To my mind, definitions that hinge on the memory size of the data itself to be of somewhat limited utility. By that metric, given a large enough computer, no data is actually big data. At the extreme of an infinitely large computer, this argument might seem reductive, but consider the case of comparing my consumer-grade laptop to Google's servers. Clearly I'd have enormous logistical problems attempting to sift through a terabyte of data, but Google has the resources to mange that task quite handily. More importantly, the size of your computer is not an intrinsic property of the data, so defining the data purely in reference to whatever technology you have at hand is kind of like measuring distance in terms of the length of your arms.
This argument isn't just a formalism. The need for complicated parallelization schemes and distributed computing platforms disappears once you have sufficient computing power. So if we accept the definition that Big Data is too big to fit into RAM (or crashes Excel, or whatever), then after we upgrade our machines, Big Data ceases to exist. This seems silly.
But let's look at some data about big data, and I'll call this "Big Metadata." This blog post observes an important trend: available RAM is increasing more rapidly than data sizes, and provocatively claims that "Big RAM is eating Big Data" -- that is, with sufficient infrastructure, you no longer have a big data problem, you just have data, and you return back to the domain of conventional analysis methods.
Moreover, different representation methods will have different sizes, so it's not precisely clear what it means to have "big data" defined in reference to its size-in-memory. If your data is constructed in such a way that lots of redundant information is stored (that is, you choose an inefficient coding), you can easily cross the threshold of what your computer can readily handle. But why would you want a definition to have this property? To my mind, whether or not the data set is "big data" shouldn't hinge on whether or not you made efficient choices in research design.
From the standpoint of a practitioner, big data as I define it also carries with it computational requirements, but these requirements are application-specific. Thinking through database design (software, hardware, organization) for $10^4$ observations is very different than  for $10^7$ observations, and that's perfectly fine. This also implies that big data, as I define it, may not need specialized technology beyond what we've developed in classical statistics: samples and confidence intervals are still perfectly useful and valid inferential tools when you need to extrapolate. Linear models may provide perfectly acceptable answers to some questions. But big data as I define it may require novel technology. Perhaps you need to classify new data in a situation where you have more predictors than training data, or where your predictors grow with your data size. These problems will require newer technology.

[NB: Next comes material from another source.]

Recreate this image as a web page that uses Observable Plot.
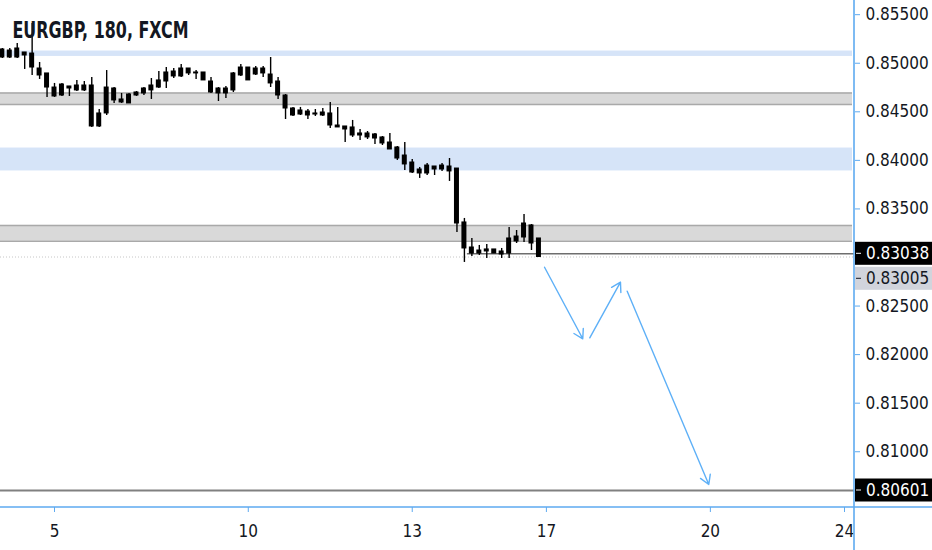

As an aside, I think this question is important because it implicitly touches on why definitions are important -- that is, for whom are you defining the topic. A discussion of addition for first-graders doesn't start with set theory, it starts with reference to counting physical objects. It's been my experience that most of the usage of the term "big data" occurs in the popular press or in communications between people who are not specialists in statistics or machine learning (marketing materials soliciting professional analysis, for example), and it's used to express the idea that modern computing practices meant hat there is a wealth of available information that can be exploited. This is almost always in the context of the data revealing information about consumers that is, perhaps if not private, not immediately obvious. The anecdote about a retail chain sending direct mailings to people it assessed were expectant mothers on the basis of their recent purchases is the classic example of this. 
So the connotation and analysis surrounding the common usage of "big data" also carries with it the idea that data can reveal obscure, hidden or even private details of a person's life, provided the application of a sufficient inferential method. When the media report on big data, this deterioration of anonymity is usually what they're driving at -- defining what "big data" is seems somewhat misguided in this light, because the popular press and nonspecialists have no concern for the merits of random forests and support vector machines and so on, nor do they have a sense of the challenges of data analysis at different scales. And this is fine. The concern from their perspective is centered on the social , political and legal consequences of the information age. A precise definition for the media or nonspecialists is not really useful because their understanding is not precise either. (Don't think me smug -- I'm simply observing that not everyone can be an expert in everything.)
A: Wikipedia provides quite clear definition

Big data is a broad term for data sets so large or complex that
  traditional data processing applications are inadequate. (source
  https://en.wikipedia.org/wiki/Big_data)

other simple definition I know is

Data that does not fit computer memory.

Unfortunately I do not remember reference for it. Everything else emerges from this definitions - you have to deal somehow with big amounts of data.
A: I would add that Big Data is a reference to either working on big data-set (millions and/or billions of rows) or trying to find information/patterns on broad data resources you can collect now everywhere.